A broad area, the higher hills could be said to generally split into three sections: those directly south of Peebles, those north of the Megget Reservoir and those southeast of Drumelzier. There is, however, a section of lower hills east of the B709 road as well as some isolated hills throughout. The highest point of the range is Broad Law, which is also the highest point in the historic county of Peeblesshire. The hills contain five Marilyns and thirteen Donalds, of which there is one Graham and one Corbett.

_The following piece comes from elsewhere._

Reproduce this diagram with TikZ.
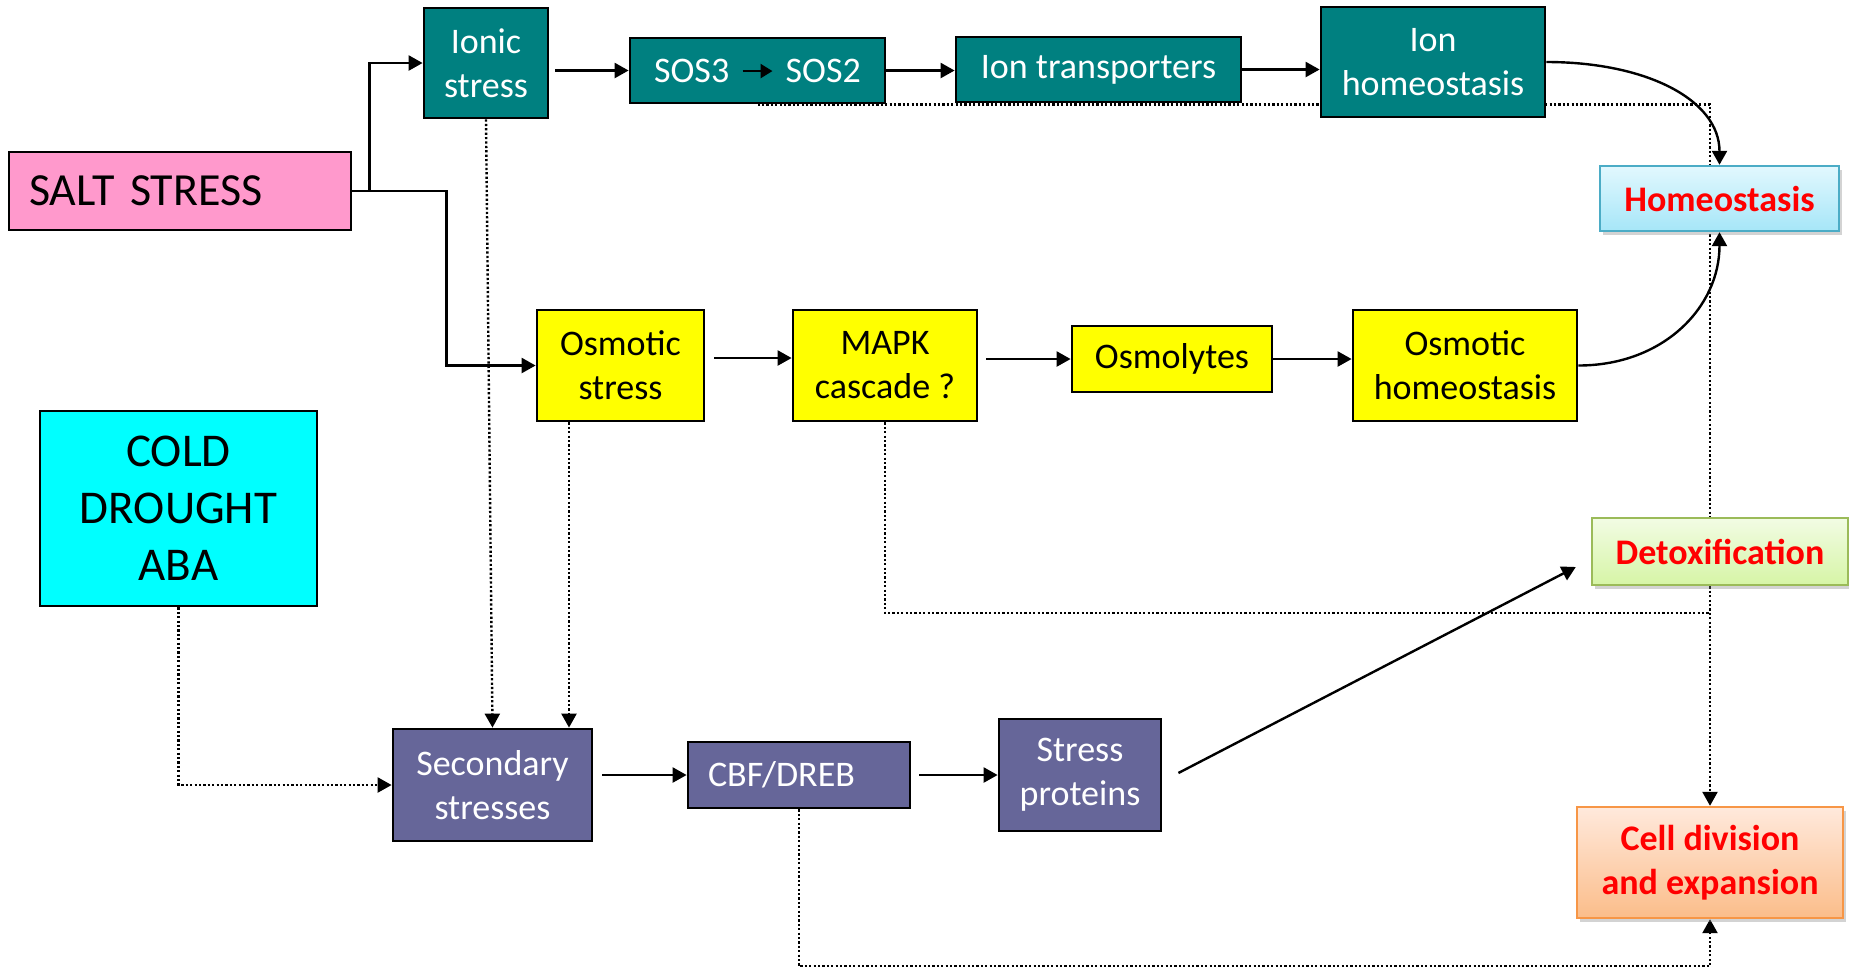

In a roughly clockwise direction, the hills in the range over 2000 ft (excluding tops) are as follows:

| Summit | Height (m) | Listing |
|---|---|---|
| Stob Law | 676 | Tu,Sim, D,GT,DN |
| Glenrath Heights | 732 | Tu,Sim, D,GT,DN |
| Dun Rig | 744 | Ma,Hu,Tu,Sim, G, D,DN,Y |
| Birkscairn Hill | 661 | Tu,Sim, D,GT,DN |
| Black Law | 698 | Hu,Tu,Sim, D,GT,DN,Y |
| Greenside Law | 643 | Tu,Sim, D,GT,DN |
| Dollar Law | 817 | Tu,Sim, D,CT,DN |
| Cramalt Craig | 830 | Hu,Tu,Sim, D,sMa,CT,DN,Y,xC |
| Broad Law | 840 | Ma,Hu,Tu,Sim, C, D,CoH,CoU,CoA,DN,Y,P600,P500 |
| Talla Cleuch Head | 691 | Tu,Sim, D,GT,DN |
| Middle Hill | 717 | Tu,Sim, D,GT,DN |
| Drumelzier Law | 668 | Tu,Sim, D,sHu,GT,DN |
| Pykestone Hill | 737 | Hu,Tu,Sim, D,GT,DN,Y |

==Other information==

The Southern Upland Way passes through the eastern end of the range, coming close to the summit of Minch Moor; this is the second highest point of the route after the Lowther Hills.